Task
Repeat, exactly and in full, the lines of the listing below, but without any pictures.

Recorded data
* START *
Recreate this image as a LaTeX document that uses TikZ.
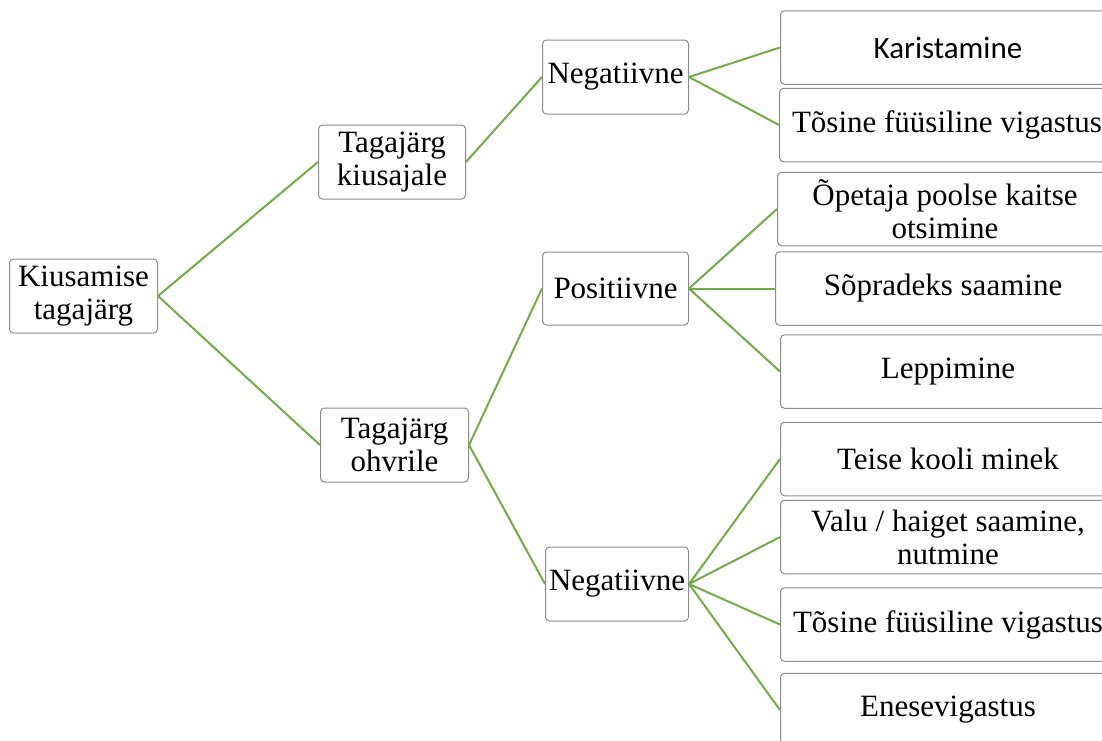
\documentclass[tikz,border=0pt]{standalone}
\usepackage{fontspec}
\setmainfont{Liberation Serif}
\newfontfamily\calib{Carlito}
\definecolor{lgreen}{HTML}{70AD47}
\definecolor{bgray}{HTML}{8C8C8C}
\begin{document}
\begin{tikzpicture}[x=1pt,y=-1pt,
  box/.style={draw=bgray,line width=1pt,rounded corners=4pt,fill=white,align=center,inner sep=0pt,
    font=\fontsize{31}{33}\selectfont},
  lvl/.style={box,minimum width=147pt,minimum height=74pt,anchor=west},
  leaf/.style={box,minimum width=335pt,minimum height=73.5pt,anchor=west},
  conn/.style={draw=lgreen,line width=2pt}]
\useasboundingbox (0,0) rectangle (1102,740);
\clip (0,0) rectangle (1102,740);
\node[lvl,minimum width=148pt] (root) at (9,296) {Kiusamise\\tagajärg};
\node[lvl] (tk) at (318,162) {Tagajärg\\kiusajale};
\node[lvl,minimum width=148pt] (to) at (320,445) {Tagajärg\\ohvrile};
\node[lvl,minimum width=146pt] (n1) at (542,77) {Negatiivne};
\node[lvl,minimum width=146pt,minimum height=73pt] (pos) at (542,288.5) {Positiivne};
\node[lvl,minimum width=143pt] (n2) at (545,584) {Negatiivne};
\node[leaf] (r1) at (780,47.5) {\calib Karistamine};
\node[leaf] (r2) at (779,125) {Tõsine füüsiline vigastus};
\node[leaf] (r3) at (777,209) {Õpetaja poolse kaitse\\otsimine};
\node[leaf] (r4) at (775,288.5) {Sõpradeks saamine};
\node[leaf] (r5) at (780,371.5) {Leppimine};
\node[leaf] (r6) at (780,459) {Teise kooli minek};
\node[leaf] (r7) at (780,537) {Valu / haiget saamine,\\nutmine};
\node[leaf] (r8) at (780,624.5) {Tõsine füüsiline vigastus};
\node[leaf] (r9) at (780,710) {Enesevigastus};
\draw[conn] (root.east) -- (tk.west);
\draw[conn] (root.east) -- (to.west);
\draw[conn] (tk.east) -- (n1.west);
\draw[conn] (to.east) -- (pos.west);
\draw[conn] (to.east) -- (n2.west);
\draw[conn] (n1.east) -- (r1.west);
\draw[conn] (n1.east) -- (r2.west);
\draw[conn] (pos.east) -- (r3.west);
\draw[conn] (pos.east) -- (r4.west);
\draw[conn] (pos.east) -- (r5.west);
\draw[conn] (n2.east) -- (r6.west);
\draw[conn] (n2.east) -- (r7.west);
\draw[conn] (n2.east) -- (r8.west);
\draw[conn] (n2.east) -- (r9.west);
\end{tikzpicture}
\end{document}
* END *
Solved problem
Recreate this image as a LaTeX document that uses TikZ.
\documentclass[tikz,border=0pt]{standalone}
\usepackage{fontspec}
\setmainfont{Liberation Serif}
\newfontfamily\calib{Carlito}
\definecolor{lgreen}{HTML}{70AD47}
\definecolor{bgray}{HTML}{8C8C8C}
\begin{document}
\begin{tikzpicture}[x=1pt,y=-1pt,
  box/.style={draw=bgray,line width=1pt,rounded corners=4pt,fill=white,align=center,inner sep=0pt,
    font=\fontsize{31}{33}\selectfont},
  lvl/.style={box,minimum width=147pt,minimum height=74pt,anchor=west},
  leaf/.style={box,minimum width=335pt,minimum height=73.5pt,anchor=west},
  conn/.style={draw=lgreen,line width=2pt}]
\useasboundingbox (0,0) rectangle (1102,740);
\clip (0,0) rectangle (1102,740);
\node[lvl,minimum width=148pt] (root) at (9,296) {Kiusamise\\tagajärg};
\node[lvl] (tk) at (318,162) {Tagajärg\\kiusajale};
\node[lvl,minimum width=148pt] (to) at (320,445) {Tagajärg\\ohvrile};
\node[lvl,minimum width=146pt] (n1) at (542,77) {Negatiivne};
\node[lvl,minimum width=146pt,minimum height=73pt] (pos) at (542,288.5) {Positiivne};
\node[lvl,minimum width=143pt] (n2) at (545,584) {Negatiivne};
\node[leaf] (r1) at (780,47.5) {\calib Karistamine};
\node[leaf] (r2) at (779,125) {Tõsine füüsiline vigastus};
\node[leaf] (r3) at (777,209) {Õpetaja poolse kaitse\\otsimine};
\node[leaf] (r4) at (775,288.5) {Sõpradeks saamine};
\node[leaf] (r5) at (780,371.5) {Leppimine};
\node[leaf] (r6) at (780,459) {Teise kooli minek};
\node[leaf] (r7) at (780,537) {Valu / haiget saamine,\\nutmine};
\node[leaf] (r8) at (780,624.5) {Tõsine füüsiline vigastus};
\node[leaf] (r9) at (780,710) {Enesevigastus};
\draw[conn] (root.east) -- (tk.west);
\draw[conn] (root.east) -- (to.west);
\draw[conn] (tk.east) -- (n1.west);
\draw[conn] (to.east) -- (pos.west);
\draw[conn] (to.east) -- (n2.west);
\draw[conn] (n1.east) -- (r1.west);
\draw[conn] (n1.east) -- (r2.west);
\draw[conn] (pos.east) -- (r3.west);
\draw[conn] (pos.east) -- (r4.west);
\draw[conn] (pos.east) -- (r5.west);
\draw[conn] (n2.east) -- (r6.west);
\draw[conn] (n2.east) -- (r7.west);
\draw[conn] (n2.east) -- (r8.west);
\draw[conn] (n2.east) -- (r9.west);
\end{tikzpicture}
\end{document}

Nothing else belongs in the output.